◆ **Given problem**
List each line of the data that holds the string "with".

§

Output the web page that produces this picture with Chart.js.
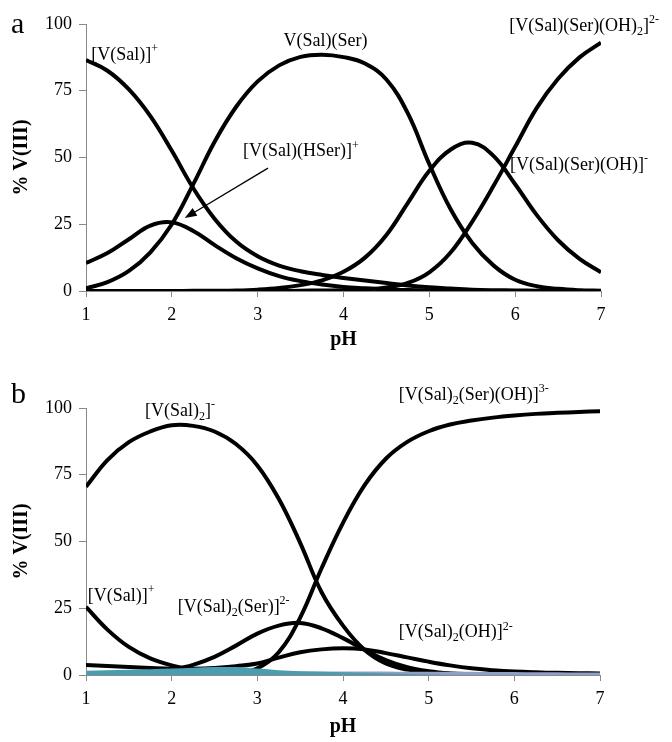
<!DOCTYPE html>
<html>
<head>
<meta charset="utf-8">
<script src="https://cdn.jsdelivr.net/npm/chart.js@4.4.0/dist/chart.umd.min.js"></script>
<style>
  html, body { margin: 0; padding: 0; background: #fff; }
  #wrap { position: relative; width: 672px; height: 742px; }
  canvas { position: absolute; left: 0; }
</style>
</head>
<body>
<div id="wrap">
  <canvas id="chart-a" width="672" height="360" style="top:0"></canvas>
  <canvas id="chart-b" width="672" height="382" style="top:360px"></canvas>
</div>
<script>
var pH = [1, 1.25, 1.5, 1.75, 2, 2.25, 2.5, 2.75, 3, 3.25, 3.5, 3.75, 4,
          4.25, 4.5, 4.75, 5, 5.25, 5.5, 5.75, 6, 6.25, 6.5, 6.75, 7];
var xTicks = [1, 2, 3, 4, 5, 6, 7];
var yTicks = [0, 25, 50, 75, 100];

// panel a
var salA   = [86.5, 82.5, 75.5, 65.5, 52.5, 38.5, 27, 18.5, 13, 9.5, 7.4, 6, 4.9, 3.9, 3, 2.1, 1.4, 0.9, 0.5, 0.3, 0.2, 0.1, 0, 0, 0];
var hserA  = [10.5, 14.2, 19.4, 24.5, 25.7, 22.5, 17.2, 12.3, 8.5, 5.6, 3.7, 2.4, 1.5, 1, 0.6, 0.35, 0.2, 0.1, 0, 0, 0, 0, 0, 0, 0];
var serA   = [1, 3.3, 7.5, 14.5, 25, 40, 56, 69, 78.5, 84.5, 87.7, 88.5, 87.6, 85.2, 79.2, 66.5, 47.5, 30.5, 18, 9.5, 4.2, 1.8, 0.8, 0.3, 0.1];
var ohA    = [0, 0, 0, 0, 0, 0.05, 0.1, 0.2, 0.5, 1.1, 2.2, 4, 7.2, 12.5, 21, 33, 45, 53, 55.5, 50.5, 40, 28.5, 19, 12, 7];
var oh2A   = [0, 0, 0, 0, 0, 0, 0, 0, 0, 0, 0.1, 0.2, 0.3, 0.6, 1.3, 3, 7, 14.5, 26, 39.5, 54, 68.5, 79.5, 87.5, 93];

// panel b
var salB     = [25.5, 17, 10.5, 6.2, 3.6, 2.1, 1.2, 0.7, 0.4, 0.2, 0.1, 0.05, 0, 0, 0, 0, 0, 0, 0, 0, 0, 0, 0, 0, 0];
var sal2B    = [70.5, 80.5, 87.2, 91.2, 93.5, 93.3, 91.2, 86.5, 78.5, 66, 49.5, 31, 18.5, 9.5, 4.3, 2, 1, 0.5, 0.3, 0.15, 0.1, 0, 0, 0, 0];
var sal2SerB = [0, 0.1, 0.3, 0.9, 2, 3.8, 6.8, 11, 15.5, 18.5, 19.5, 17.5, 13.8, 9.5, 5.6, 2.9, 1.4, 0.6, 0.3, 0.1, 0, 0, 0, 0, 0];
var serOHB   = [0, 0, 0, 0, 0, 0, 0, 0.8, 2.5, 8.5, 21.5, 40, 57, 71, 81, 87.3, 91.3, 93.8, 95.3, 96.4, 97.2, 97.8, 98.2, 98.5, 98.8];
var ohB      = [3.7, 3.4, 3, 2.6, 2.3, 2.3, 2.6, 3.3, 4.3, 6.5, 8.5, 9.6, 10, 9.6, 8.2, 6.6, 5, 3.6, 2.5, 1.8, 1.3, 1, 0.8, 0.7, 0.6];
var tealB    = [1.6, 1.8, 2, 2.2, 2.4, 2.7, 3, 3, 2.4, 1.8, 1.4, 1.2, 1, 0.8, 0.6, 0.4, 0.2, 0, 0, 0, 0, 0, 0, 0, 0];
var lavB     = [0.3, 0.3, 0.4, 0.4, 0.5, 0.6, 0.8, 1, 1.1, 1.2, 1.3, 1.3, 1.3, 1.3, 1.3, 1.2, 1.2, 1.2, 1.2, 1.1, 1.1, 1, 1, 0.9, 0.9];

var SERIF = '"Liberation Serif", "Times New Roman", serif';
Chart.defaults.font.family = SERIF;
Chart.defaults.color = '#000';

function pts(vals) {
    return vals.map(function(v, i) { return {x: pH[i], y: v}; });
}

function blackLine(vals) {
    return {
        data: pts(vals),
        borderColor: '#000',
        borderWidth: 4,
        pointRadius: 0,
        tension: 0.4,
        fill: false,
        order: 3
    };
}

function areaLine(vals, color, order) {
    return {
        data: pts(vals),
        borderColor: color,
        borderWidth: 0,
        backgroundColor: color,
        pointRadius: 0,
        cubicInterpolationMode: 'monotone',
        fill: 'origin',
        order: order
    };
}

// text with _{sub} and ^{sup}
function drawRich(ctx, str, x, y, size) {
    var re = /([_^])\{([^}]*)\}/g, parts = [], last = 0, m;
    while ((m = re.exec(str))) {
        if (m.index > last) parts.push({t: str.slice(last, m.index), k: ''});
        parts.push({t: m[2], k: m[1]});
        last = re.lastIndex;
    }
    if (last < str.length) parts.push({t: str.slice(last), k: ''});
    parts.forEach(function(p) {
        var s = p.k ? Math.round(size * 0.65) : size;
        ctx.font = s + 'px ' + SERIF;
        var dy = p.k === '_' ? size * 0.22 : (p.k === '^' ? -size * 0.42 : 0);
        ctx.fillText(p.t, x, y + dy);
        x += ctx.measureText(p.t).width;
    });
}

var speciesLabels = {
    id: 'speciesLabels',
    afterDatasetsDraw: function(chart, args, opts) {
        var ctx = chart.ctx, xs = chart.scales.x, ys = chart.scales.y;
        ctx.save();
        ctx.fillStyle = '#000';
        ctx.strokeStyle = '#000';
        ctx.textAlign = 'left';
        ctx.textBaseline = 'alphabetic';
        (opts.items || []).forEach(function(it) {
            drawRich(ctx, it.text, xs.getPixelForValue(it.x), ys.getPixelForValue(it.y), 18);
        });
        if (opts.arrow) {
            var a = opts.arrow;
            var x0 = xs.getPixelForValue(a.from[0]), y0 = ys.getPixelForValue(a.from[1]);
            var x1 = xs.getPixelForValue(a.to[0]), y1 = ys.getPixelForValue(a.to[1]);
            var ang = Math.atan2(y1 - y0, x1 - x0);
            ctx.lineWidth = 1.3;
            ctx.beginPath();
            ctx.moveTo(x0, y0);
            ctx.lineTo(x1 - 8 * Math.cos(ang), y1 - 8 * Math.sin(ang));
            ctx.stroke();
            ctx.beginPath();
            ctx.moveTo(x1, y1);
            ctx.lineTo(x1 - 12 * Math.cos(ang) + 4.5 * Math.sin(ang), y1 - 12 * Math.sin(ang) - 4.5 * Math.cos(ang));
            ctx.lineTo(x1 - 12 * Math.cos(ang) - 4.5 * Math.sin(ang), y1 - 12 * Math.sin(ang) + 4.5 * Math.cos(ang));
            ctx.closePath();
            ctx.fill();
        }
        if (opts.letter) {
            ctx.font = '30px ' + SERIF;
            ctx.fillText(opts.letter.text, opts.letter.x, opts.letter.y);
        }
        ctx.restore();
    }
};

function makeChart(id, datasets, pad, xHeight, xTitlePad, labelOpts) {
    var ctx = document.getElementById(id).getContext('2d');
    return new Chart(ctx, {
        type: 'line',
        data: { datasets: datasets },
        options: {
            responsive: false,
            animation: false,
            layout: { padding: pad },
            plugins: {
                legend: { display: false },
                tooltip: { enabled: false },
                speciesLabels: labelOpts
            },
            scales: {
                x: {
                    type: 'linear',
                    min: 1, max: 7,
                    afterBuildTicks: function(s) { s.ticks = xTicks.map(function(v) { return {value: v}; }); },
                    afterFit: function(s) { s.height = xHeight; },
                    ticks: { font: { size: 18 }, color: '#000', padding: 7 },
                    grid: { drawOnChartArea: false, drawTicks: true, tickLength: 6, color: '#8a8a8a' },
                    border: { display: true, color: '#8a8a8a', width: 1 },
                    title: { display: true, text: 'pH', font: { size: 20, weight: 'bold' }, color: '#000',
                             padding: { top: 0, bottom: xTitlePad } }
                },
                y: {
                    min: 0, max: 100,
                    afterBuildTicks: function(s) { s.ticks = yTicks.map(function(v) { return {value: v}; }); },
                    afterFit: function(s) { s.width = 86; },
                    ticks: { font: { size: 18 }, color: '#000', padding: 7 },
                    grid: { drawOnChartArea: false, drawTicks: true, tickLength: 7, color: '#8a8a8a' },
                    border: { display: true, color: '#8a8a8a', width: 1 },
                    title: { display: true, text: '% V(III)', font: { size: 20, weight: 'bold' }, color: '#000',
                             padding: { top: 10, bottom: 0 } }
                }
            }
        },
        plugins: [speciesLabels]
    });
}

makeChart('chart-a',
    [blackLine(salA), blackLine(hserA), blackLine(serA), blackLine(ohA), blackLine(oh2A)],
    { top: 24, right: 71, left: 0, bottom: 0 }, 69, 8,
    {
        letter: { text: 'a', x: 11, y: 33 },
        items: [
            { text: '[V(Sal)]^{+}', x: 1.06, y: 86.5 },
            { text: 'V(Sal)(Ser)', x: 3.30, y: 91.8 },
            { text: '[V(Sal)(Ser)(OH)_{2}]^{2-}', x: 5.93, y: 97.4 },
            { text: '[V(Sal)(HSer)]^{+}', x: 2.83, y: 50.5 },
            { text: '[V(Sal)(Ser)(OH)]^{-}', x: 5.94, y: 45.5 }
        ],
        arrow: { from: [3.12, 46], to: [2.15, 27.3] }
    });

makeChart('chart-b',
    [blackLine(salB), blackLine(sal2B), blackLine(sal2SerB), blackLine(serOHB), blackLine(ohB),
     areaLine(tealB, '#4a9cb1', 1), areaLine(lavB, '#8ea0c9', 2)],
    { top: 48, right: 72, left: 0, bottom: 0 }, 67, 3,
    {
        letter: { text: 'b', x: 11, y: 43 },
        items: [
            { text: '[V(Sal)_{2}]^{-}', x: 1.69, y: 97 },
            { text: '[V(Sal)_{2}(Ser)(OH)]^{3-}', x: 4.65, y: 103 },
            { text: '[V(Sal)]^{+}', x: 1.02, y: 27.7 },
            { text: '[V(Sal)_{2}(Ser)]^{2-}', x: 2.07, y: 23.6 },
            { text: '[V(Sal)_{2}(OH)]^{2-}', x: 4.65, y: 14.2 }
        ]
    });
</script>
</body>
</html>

§

◆ **Task response**
Output the web page that produces this picture with Chart.js.
// text with _{sub} and ^{sup}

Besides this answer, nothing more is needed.